Leading scientists from across the world travelled to NOC for the first TOMCAT working group meeting.
This group aims to take advantage of the fast development of optical technologies to help progress understanding of the ocean carbon cycle, which determines CO2 levels in the ocean and atmosphere, using large data sets describing particles in the ocean.
TOMCAT (Translation of Optical Measurements into particle Content, Aggregation & Transfer) is a Scientific Committee of Ocean Research (SCOR) working group.
Sinking particles transport organic matter to the deep sea, where they form the base of life. The amount of particles transported to the deep ocean, and the rate at which particles are consumed by marine life, determines carbon sequestration in the oceans, as well as directly influencing atmospheric CO2 concentrations and global climate. Traditionally, sinking particles have been collected using sediment traps. However, these have limited spatial and temporal coverage.
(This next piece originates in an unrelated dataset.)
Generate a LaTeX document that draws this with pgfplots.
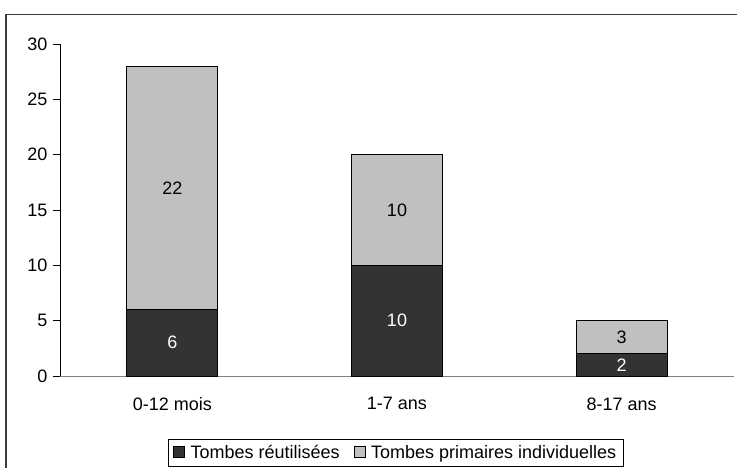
\documentclass[border=0pt]{standalone}
\usepackage{fontspec}
\setmainfont{Liberation Sans}
\usepackage{pgfplots}
\usepackage{pgfplotstable}
\pgfplotsset{compat=1.18}
\definecolor{darkbar}{RGB}{51,51,51}
\definecolor{lightbar}{RGB}{192,192,192}
\definecolor{framecol}{RGB}{60,60,60}

% counts per age group: reused tombs, individual primary tombs
\pgfplotstableread{
x reused primary
0 6 22
1 10 10
2 2 3
}\counts
% segment mid-heights for the value labels
\pgfplotstableread{
x y v
0 3 6
1 5 10
2 1 2
}\darklabels
\pgfplotstableread{
x y v
0 17 22
1 15 10
2 3.5 3
}\lightlabels

\begin{document}
\begin{tikzpicture}[x=1pt,y=1pt,font=\fontsize{18}{21.6}\selectfont]
\useasboundingbox (0,0) rectangle (737,467);
\draw[framecol, line width=1.2pt] (6,-20) -- (6,452.5) -- (760,452.5);
\pgfplotsset{chartbox/.style={
    scale only axis, width=674pt, height=332pt,
    at={(60pt,91pt)}, anchor=south west,
    xmin=-0.5, xmax=2.5, ymin=0, ymax=30,
    /pgf/number format/assume math mode=true}}
\begin{axis}[chartbox,
    ybar stacked, bar width=91pt,
    axis lines=left, axis line style={-},
    x axis line style={draw=gray, line width=1pt},
    y axis line style={draw=black, line width=0.8pt},
    tick align=outside,
    ytick={0,5,...,30},
    ytick style={draw=black, line width=0.8pt},
    major tick length=7pt,
    yticklabel style={xshift=-2pt},
    xtick={0,1,2},
    xticklabels={0-12 mois, 1-7 ans, 8-17 ans},
    xtick style={draw=none},
    xticklabel style={yshift=-11pt},
    extra x ticks={0.5,1.5,2.5},
    extra x tick labels={},
    extra x tick style={tick style={draw=black, line width=0.8pt}, major tick length=7pt},
    legend style={at={(0.498,-0.19)}, anchor=north, legend columns=2,
        draw=black, line width=0.8pt, fill=white, inner xsep=5pt, inner ysep=4pt,
        /tikz/every even column/.append style={column sep=12pt}},
    legend image code/.code={
        \draw[#1, draw=black, line width=0.8pt] (0pt,-5pt) rectangle (11pt,6pt);
        \path[draw=none, fill=none] (0pt,0pt) -- (15pt,0pt);},
]
\addplot[fill=darkbar, draw=black, line width=0.8pt] table[x=x, y=reused] {\counts};
\addplot[fill=lightbar, draw=black, line width=0.8pt] table[x=x, y=primary] {\counts};
\legend{Tombes réutilisées, Tombes primaires individuelles}
\end{axis}
\begin{axis}[chartbox, hide axis]
\addplot[draw=none, mark=none, nodes near coords, point meta=explicit,
    nodes near coords style={anchor=center, text=white}]
    table[x=x, y=y, meta=v] {\darklabels};
\addplot[draw=none, mark=none, nodes near coords, point meta=explicit,
    nodes near coords style={anchor=center, text=black}]
    table[x=x, y=y, meta=v] {\lightlabels};
\end{axis}
\end{tikzpicture}
\end{document}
New technologies that focus on optical measurements allow the collection of large data sets describing both frequencies and types of sinking particles. These can be used from ships, or installed on remote platforms, promising greater spatial and temporal coverage.
Dr Emma Cavan from the NOC and The University of Southampton, who is a member of TOMCAT, said “It’s really important to standardize methods internationally, from sampling to processing, and this group has the unique opportunity to highlight current issues and successes in using optics to infer particle flux in the ocean.”
TOMCAT aims to advance and promote techniques to analyse the often immense data sets.
Dr Klas Moeller from the Helmholtz-Zentrum Geesthacht, Germany, said “it was great meeting and discussing with leading experts from across the field during the last days and I think we were really successful.”
Dr Catarina R Marcolin, University of Southern Bahia, Brazil added "The TOMCAT meeting was just amazing. It was a great opportunity to get deep into the work of excellent researchers from distinct parts of the world. All of us provided honest presentations about the pros and cons of our own works with optical devices, which shall turn into an important review for this field of research. I’m proud to be part of this group.”